While the band stayed together and circa 2008 performed with My Life with the Thrill Kill Kult, it is still for Drag Racing that they are best known. They have also collaborated on a film soundtrack, for Besotted.

In 2019 Big Stick entered into an exclusive agreement with Forte Music Distribution of the United Kingdom to establish Drag Racing Underground Records. 2019 releases as a result of this relationship included a reissue and remastering of the original "DRAG RACING" 7" for April's International Record Store Day (featuring a repro sleeve) and a "Much of the Best of Big Stick" vinyl album featuring a long-playing collection of popular Big Stick selections released in May 2019. Then the long-awaited multiple years in the making, 'all-new' Big Stick album simply titled "LP" came out in June/July 2019. "LP" featured 15 'new' songs and guest appearances from some of the duo's musician friends, including Fred Schneider of The B-52's, Groovie Mann of My Life with the Thrill Kill Kult, Jerry A of Poison Idea and Johnny Kelly of Type O Negative/Danzig (band) among others (see discography for a full list of guest musicians appearing on the album). "LP" was released on vinyl and CD formats and both formats include a bonus "Some of the Best of Big Stick" CD EP.

== Discography ==
- Drag Racing (Blast First/Rough Trade 12″ E.P. 1986)
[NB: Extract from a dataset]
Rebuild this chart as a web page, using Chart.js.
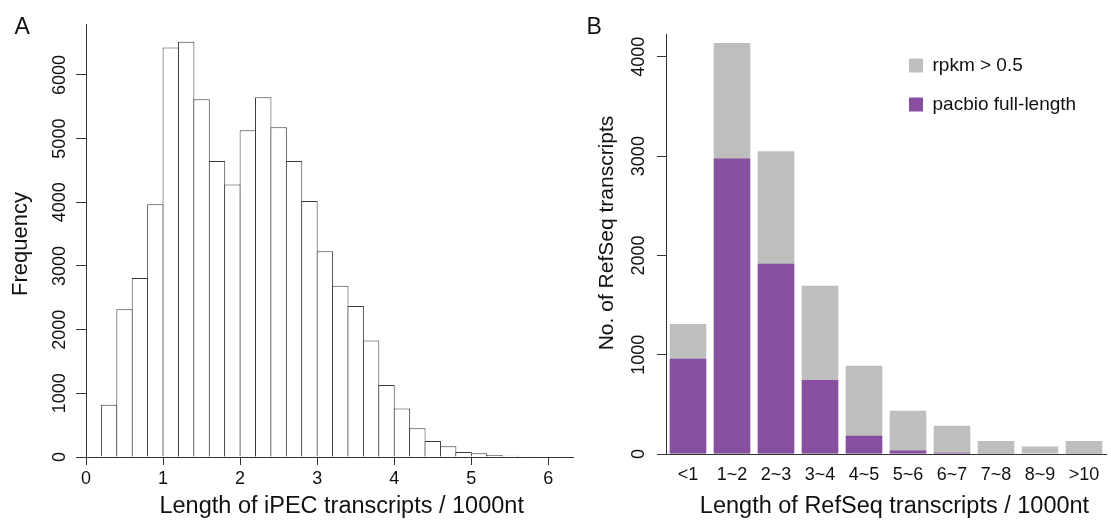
<!DOCTYPE html>
<html>
<head>
<meta charset="utf-8">
<script src="https://cdn.jsdelivr.net/npm/chart.js@4.4.0/dist/chart.umd.min.js"></script>
<style>
  html, body { margin: 0; padding: 0; background: #fff; }
  #wrap { position: relative; width: 1111px; height: 521px; overflow: hidden; }
  #chartA { position: absolute; left: 0; top: 0; }
  #chartB { position: absolute; left: 580px; top: 0; }
</style>
</head>
<body>
<div id="wrap">
  <canvas id="chartA" width="580" height="521"></canvas>
  <canvas id="chartB" width="531" height="521"></canvas>
</div>
<script>
// ---- panel A: histogram of iPEC transcript length (200 nt bins) ----
const binMidsA = [0.3, 0.5, 0.7, 0.9, 1.1, 1.3, 1.5, 1.7, 1.9, 2.1,
                  2.3, 2.5, 2.7, 2.9, 3.1, 3.3, 3.5, 3.7, 3.9, 4.1,
                  4.3, 4.5, 4.7, 4.9, 5.1, 5.3, 5.5, 5.7, 5.9, 6.1];
const countsA = [820, 2320, 2810, 3970, 6430, 6520, 5620, 4650, 4280, 5130,
                 5650, 5180, 4650, 4020, 3230, 2690, 2370, 1830, 1130, 760,
                 450, 250, 170, 80, 60, 30, 20, 12, 6, 3];
const xTicksA = [0, 1, 2, 3, 4, 5, 6];
const yTicksA = [0, 1000, 2000, 3000, 4000, 5000, 6000];

// ---- panel B: RefSeq transcripts by length class ----
const lengthClasses = ['<1', '1~2', '2~3', '3~4', '4~5', '5~6', '6~7', '7~8', '8~9', '>10'];
const rpkmCounts   = [1310, 4140, 3050, 1695, 890, 435, 285, 130, 75, 130];
const pacbioCounts = [960, 2975, 1915, 745, 185, 35, 12, 8, 6, 8];
const yTicksB = [0, 1000, 2000, 3000, 4000];

const axisColor = '#333';
const textColor = '#111';
const fontFamily = '"Liberation Sans", Arial, Helvetica, sans-serif';

Chart.defaults.font.family = fontFamily;
Chart.defaults.color = textColor;

// free text: panel letter and axis titles
const panelText = {
  id: 'panelText',
  afterDraw(chart, args, opts) {
    const ctx = chart.ctx;
    opts.items.forEach(t => {
      ctx.save();
      ctx.fillStyle = textColor;
      ctx.font = t.size + 'px ' + fontFamily;
      ctx.textAlign = t.align || 'center';
      ctx.textBaseline = 'alphabetic';
      ctx.translate(t.x, t.y);
      if (t.rotate) ctx.rotate(-Math.PI / 2);
      ctx.fillText(t.text, 0, 0);
      ctx.restore();
    });
  }
};

// move the chartArea legend to the upper right
const legendSpot = {
  id: 'legendSpot',
  afterLayout(chart, args, opts) {
    const lg = chart.legend;
    if (!lg) return;
    lg.left = opts.left;
    lg.top = opts.top;
    lg.right = lg.left + lg.width;
    lg.bottom = lg.top + lg.height;
  }
};

const tickGrid = len => ({
  display: true, drawOnChartArea: false, drawTicks: true,
  tickLength: len, color: axisColor, lineWidth: 1, offset: false
});

new Chart(document.getElementById('chartA'), {
  type: 'bar',
  data: {
    datasets: [{
      label: 'Frequency',
      data: binMidsA.map((x, i) => ({ x: x, y: countsA[i] })),
      backgroundColor: '#ffffff',
      borderColor: '#3a3a3a',
      borderWidth: 1,
      barPercentage: 1.065,
      categoryPercentage: 1
    }]
  },
  options: {
    responsive: false,
    animation: false,
    events: [],
    layout: { padding: { left: 0, top: 24, right: 7, bottom: 0 } },
    plugins: {
      legend: { display: false },
      tooltip: { enabled: false },
      panelText: {
        items: [
          { text: 'A', x: 14.5, y: 33.5, size: 23, align: 'left' },
          { text: 'Frequency', x: 26.5, y: 244, size: 22, rotate: true },
          { text: 'Length of iPEC transcripts / 1000nt', x: 341.7, y: 513, size: 23.5 }
        ]
      }
    },
    scales: {
      x: {
        type: 'linear', min: 0, max: 6.32, offset: false,
        afterBuildTicks: s => { s.ticks = xTicksA.map(v => ({ value: v })); },
        afterFit: s => { s.height = 64; },
        grid: tickGrid(8),
        border: { display: true, color: axisColor, width: 1 },
        ticks: { padding: 3, font: { size: 18 }, color: textColor, maxRotation: 0, autoSkip: false,
                 callback: v => String(v) }
      },
      y: {
        min: 0, max: 6800,
        afterBuildTicks: s => { s.ticks = yTicksA.map(v => ({ value: v })); },
        afterFit: s => { s.width = 86; },
        grid: tickGrid(10),
        border: { display: true, color: axisColor, width: 1 },
        ticks: { minRotation: 90, maxRotation: 90, crossAlign: 'center', padding: -4.5,
                 font: { size: 18 }, color: textColor, autoSkip: false, callback: v => String(v) }
      }
    }
  },
  plugins: [panelText]
});

new Chart(document.getElementById('chartB'), {
  type: 'bar',
  data: {
    labels: lengthClasses,
    datasets: [
      { label: 'rpkm > 0.5', data: rpkmCounts, backgroundColor: '#bebebe', borderWidth: 0,
        order: 1, grouped: false, barPercentage: 0.83, categoryPercentage: 1 },
      { label: 'pacbio full-length', data: pacbioCounts, backgroundColor: '#884ea0', borderWidth: 0,
        order: 0, grouped: false, barPercentage: 0.83, categoryPercentage: 1 }
    ]
  },
  options: {
    responsive: false,
    animation: false,
    events: [],
    layout: { padding: { left: 0, top: 34, right: 5, bottom: 0 } },
    plugins: {
      tooltip: { enabled: false },
      legend: {
        position: 'chartArea',
        align: 'start',
        labels: { boxWidth: 14, boxHeight: 14, padding: 20, color: textColor, font: { size: 19 },
                  sort: (a, b) => a.datasetIndex - b.datasetIndex }
      },
      legendSpot: { left: 309, top: 36 },
      panelText: {
        items: [
          { text: 'B', x: 6.5, y: 33.5, size: 23, align: 'left' },
          { text: 'No. of RefSeq transcripts', x: 33.3, y: 233, size: 21, rotate: true },
          { text: 'Length of RefSeq transcripts / 1000nt', x: 314.5, y: 513, size: 23.5 }
        ]
      }
    },
    scales: {
      x: {
        type: 'category', offset: true,
        afterFit: s => { s.height = 67; },
        grid: { display: false, drawTicks: false },
        border: { display: true, color: axisColor, width: 1 },
        ticks: { padding: 10, font: { size: 18 }, color: textColor, maxRotation: 0, autoSkip: false }
      },
      y: {
        min: 0, max: 4230,
        afterBuildTicks: s => { s.ticks = yTicksB.map(v => ({ value: v })); },
        afterFit: s => { s.width = 86; },
        grid: tickGrid(9),
        border: { display: true, color: axisColor, width: 1 },
        ticks: { minRotation: 90, maxRotation: 90, crossAlign: 'center', padding: -2,
                 font: { size: 18 }, color: textColor, autoSkip: false, callback: v => String(v) }
      }
    }
  },
  plugins: [panelText, legendSpot]
});
</script>
</body>
</html>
- Live in London (Recess cassette 1986)
- “Jesus Was Born on an Indian Reservation” (Target You compilation cassette on Wally and the Beaver 1986)
- “Drag Racing”/”Hell on Earth” (Recess Records 7″ 1986)
- “Drag Racing”/”Hell on Earth”/”I Look Like Shit” (Recess Records 7″ 1986)
- Crack Attack (Buy Our Records 12″ E.P. 1987)
- “Crack Attack” (EMI 12″ single 1988)
- Crack N’ Drag (Blast First/Mute 12″ L.P. 1988)
- “Joe Turner Blues” and “Black Cow” (Big Stick/Sebadoh split EP, Sonic Life magazine, March 1989)
- “Devil's Jukebox” (Nothing Short of Total War compilation L.P. featuring Sonic Youth, Butthole Surfers, Dinosaur Jr. Blast First/Mute 1989)
- “Drag Racing” and “Devil's Jukebox” (Devil's Jukebox box set of 7″ records by Blast First bands Blast First/Mute 1990)
- Drag Racing Underground featuring “Broadcast Booth” and “Hellfire” (Snakeskin UK 7″ 1990)
- Drag Racing (Chrome Smoke & Fire Robert Williams double L.P. picture disc compilation Blast First/Mute 1991)
- “Hellfire”/”Broadcast Booth” (Snakeskin 7″ 1992) (as "Drag Racing Underground" for legal reasons)
- Hoochie Koo Time (Blast First/Mute 10″ E.P. 1992)
- Hedonist Chariot (Albertine LP 1993) (as "Drag Racing Underground" for legal reasons)
- “Freddie and Me” (Manhattan on the Rocks compilation LP Pow Wow 1994)
- “Summerday” (Pow Wow CD single 1996)
- “Panther” (Pow Wow CD single 1996)
- Pro Drag (Pow Wow L.P. 1996)
- Hot From The Strip (Recess Records 2004)
- "Much of the Best of Big Stick" (Drag Racing Underground Records 2019) compilation of fifteen of the duo's standout tracks. Available on record vinyl only.
- "LP" (Drag Racing Underground Records 2019) The duo's first album in some fifteen years featuring all-new material. Available on vinyl and 8 panel CD packages. Guest artists on "LP" include Fred Schneider, Groovie Mann, Jerry A, Johnny Kelly, Paula Henderson, Dave Smoota Smith, Tom Timko, Shawn Banks, Alicia Rau, Jim Sorensen, and others. Also includes both the vinyl & CD packages a bonus "Some of the Best of Big Stick" CD ep that features 10 classic standout tracks.